Material to process ▸
☆ ☆ ☆

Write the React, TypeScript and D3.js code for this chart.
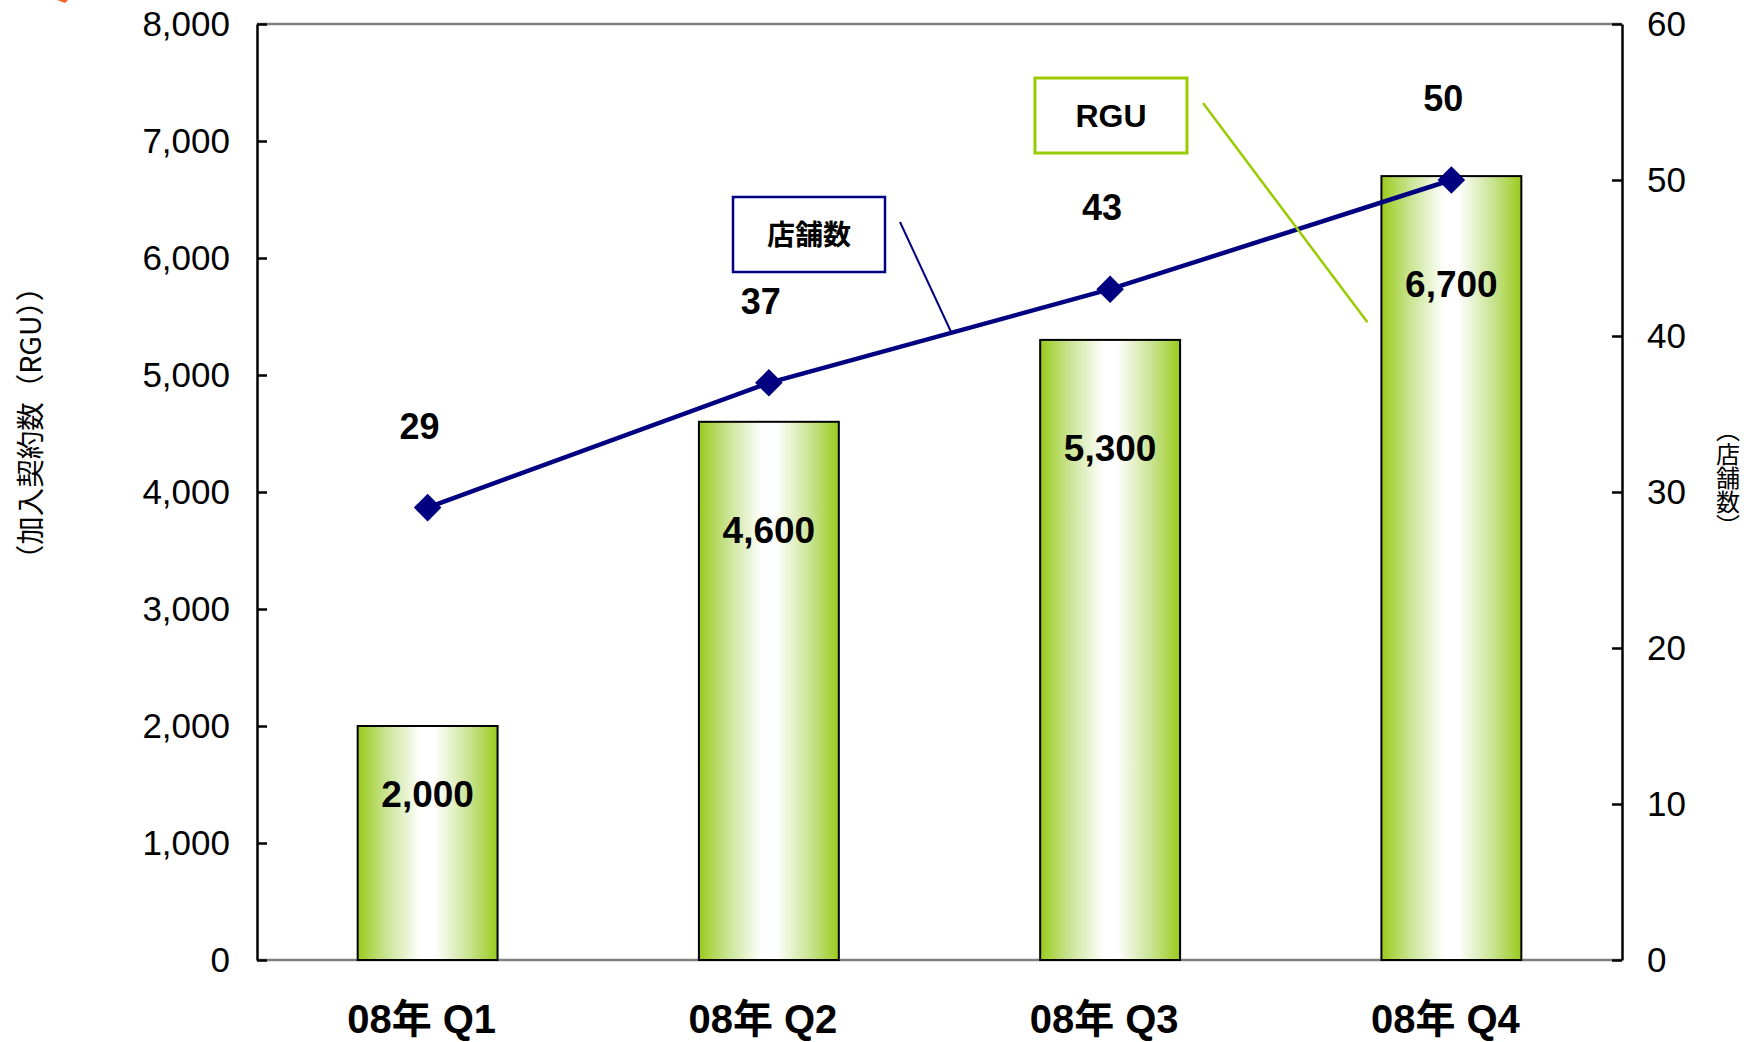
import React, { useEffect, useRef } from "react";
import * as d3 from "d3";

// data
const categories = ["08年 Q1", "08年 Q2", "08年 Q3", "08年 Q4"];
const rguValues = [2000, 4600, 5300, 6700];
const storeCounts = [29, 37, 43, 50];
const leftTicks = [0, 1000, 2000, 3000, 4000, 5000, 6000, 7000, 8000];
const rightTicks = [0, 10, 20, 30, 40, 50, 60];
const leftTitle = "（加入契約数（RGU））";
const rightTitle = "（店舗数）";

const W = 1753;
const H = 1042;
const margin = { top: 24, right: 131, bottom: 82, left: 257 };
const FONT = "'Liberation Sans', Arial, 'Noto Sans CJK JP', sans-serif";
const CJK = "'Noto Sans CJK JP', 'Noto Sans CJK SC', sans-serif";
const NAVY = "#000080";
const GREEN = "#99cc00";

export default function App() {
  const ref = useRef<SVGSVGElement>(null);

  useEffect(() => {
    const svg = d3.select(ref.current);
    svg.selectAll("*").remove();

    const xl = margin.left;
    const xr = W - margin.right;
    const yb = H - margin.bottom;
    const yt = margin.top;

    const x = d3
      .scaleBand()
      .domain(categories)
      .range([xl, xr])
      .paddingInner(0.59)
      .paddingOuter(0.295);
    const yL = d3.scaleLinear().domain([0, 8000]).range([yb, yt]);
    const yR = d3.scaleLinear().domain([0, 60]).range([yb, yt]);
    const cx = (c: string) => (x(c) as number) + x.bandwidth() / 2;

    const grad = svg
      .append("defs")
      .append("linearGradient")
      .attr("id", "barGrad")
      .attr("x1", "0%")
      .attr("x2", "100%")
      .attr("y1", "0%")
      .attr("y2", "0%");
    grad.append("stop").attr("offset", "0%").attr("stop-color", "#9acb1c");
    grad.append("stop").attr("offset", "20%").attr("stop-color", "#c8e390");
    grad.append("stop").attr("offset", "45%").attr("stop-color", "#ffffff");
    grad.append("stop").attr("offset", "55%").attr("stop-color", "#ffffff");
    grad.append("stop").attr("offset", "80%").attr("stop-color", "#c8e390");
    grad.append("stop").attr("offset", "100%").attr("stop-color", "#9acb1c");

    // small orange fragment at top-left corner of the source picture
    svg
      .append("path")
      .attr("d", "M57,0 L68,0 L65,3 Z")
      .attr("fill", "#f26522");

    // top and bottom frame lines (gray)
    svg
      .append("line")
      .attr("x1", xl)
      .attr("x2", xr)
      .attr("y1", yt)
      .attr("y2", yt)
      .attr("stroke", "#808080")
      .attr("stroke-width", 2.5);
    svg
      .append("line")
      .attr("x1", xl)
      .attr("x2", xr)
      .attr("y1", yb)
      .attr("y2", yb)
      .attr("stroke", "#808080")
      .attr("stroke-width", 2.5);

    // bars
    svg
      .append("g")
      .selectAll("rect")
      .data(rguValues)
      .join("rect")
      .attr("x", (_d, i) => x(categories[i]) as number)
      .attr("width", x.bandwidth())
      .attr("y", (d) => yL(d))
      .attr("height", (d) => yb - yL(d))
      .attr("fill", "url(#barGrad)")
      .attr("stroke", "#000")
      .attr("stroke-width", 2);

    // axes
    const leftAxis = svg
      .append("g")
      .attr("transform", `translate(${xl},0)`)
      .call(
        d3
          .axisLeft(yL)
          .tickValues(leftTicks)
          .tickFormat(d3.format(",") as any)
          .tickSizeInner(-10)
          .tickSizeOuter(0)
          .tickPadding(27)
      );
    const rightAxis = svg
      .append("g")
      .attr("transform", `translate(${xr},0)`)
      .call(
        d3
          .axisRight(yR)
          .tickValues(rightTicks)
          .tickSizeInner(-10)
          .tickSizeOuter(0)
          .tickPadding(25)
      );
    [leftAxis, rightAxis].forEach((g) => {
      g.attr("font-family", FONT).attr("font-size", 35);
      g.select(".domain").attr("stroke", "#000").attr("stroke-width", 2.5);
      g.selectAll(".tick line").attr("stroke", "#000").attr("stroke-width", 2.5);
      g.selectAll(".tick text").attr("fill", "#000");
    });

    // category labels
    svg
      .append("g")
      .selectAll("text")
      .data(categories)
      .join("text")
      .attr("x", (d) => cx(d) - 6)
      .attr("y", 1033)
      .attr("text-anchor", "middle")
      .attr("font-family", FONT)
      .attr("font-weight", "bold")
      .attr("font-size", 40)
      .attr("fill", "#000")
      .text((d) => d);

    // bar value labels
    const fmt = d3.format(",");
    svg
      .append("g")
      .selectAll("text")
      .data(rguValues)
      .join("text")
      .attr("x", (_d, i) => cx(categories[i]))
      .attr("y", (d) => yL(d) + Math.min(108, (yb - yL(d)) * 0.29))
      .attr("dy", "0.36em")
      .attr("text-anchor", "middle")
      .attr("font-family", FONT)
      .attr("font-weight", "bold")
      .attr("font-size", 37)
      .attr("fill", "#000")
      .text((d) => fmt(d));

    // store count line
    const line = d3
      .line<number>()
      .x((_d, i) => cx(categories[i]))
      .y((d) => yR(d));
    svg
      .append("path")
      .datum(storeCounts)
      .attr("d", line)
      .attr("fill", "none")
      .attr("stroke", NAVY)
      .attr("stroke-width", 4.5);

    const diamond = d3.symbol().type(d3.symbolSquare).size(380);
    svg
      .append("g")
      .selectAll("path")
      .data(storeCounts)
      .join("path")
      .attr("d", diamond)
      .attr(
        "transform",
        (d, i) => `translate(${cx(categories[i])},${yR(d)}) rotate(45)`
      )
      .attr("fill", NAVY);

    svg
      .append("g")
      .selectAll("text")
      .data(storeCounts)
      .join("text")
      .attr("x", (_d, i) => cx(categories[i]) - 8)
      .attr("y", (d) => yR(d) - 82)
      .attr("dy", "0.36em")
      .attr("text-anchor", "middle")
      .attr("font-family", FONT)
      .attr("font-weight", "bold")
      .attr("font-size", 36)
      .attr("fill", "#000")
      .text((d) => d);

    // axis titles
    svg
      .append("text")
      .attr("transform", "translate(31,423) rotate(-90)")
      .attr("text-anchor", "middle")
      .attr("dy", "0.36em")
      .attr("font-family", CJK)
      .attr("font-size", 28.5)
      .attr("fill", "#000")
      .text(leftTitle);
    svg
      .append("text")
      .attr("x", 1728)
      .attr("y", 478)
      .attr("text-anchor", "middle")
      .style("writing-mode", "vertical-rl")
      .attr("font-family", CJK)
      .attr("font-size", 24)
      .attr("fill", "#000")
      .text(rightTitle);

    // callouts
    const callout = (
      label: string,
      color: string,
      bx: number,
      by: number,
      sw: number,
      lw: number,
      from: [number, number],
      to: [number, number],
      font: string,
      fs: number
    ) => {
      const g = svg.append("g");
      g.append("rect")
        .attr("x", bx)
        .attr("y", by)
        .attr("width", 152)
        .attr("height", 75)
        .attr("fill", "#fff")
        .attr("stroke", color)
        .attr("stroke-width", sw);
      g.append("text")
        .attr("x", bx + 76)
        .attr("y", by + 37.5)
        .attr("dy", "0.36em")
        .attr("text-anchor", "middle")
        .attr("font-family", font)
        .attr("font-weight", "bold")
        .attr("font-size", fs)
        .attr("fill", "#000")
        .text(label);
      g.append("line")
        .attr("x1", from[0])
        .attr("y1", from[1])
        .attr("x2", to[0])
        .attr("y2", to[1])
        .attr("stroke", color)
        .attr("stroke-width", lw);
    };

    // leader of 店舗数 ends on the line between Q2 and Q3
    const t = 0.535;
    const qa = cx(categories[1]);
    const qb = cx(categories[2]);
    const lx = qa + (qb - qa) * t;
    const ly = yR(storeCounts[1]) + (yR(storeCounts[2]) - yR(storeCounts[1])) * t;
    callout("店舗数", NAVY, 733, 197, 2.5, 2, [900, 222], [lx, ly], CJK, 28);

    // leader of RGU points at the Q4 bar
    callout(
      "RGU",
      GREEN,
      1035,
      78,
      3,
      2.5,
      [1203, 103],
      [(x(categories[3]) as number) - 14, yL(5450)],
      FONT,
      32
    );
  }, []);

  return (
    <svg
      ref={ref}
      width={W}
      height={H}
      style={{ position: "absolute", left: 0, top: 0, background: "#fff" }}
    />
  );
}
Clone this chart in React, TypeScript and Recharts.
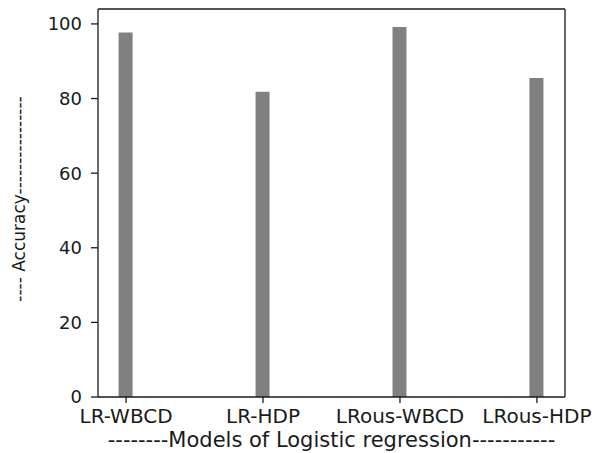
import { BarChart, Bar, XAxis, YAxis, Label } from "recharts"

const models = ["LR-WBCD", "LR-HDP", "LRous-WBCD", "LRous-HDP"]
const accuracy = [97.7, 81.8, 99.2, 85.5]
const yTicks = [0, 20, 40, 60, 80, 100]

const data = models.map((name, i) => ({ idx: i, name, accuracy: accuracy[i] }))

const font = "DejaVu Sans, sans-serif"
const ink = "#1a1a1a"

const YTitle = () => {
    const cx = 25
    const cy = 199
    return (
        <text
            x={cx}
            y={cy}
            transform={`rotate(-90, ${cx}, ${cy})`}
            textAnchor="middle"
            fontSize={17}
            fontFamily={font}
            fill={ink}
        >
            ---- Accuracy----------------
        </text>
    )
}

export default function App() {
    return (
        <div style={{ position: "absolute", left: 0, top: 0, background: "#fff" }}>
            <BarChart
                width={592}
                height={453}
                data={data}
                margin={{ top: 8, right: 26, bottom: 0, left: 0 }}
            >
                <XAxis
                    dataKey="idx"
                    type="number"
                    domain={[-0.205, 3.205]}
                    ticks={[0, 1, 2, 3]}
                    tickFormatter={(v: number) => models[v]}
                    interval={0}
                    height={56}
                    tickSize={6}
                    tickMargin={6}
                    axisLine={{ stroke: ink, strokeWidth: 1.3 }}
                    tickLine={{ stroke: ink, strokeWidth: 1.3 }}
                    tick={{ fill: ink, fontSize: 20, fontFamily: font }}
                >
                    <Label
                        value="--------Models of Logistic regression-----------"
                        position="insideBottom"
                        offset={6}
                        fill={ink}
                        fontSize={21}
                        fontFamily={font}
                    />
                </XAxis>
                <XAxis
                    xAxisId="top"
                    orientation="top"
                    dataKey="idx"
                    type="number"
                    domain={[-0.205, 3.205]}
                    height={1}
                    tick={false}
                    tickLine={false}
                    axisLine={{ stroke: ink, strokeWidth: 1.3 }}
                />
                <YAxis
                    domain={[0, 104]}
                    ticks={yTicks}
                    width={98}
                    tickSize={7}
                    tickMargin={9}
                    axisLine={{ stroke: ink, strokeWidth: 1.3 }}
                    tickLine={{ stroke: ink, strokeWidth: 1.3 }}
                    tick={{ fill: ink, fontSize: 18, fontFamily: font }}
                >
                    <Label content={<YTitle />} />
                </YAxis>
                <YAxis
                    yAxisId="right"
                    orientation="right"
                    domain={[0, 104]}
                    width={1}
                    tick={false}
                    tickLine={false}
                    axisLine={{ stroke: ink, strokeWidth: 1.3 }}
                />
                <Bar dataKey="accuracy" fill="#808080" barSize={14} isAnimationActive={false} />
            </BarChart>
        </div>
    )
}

☆ ☆ ☆

Written task ▸
Exactly and only the lines from the top of the records down to the line containing "const yt = margin.top;" should be transcribed, please, without the pictures.

Written response ▸
Write the React, TypeScript and D3.js code for this chart.
import React, { useEffect, useRef } from "react";
import * as d3 from "d3";

// data
const categories = ["08年 Q1", "08年 Q2", "08年 Q3", "08年 Q4"];
const rguValues = [2000, 4600, 5300, 6700];
const storeCounts = [29, 37, 43, 50];
const leftTicks = [0, 1000, 2000, 3000, 4000, 5000, 6000, 7000, 8000];
const rightTicks = [0, 10, 20, 30, 40, 50, 60];
const leftTitle = "（加入契約数（RGU））";
const rightTitle = "（店舗数）";

const W = 1753;
const H = 1042;
const margin = { top: 24, right: 131, bottom: 82, left: 257 };
const FONT = "'Liberation Sans', Arial, 'Noto Sans CJK JP', sans-serif";
const CJK = "'Noto Sans CJK JP', 'Noto Sans CJK SC', sans-serif";
const NAVY = "#000080";
const GREEN = "#99cc00";

export default function App() {
  const ref = useRef<SVGSVGElement>(null);

  useEffect(() => {
    const svg = d3.select(ref.current);
    svg.selectAll("*").remove();

    const xl = margin.left;
    const xr = W - margin.right;
    const yb = H - margin.bottom;
    const yt = margin.top;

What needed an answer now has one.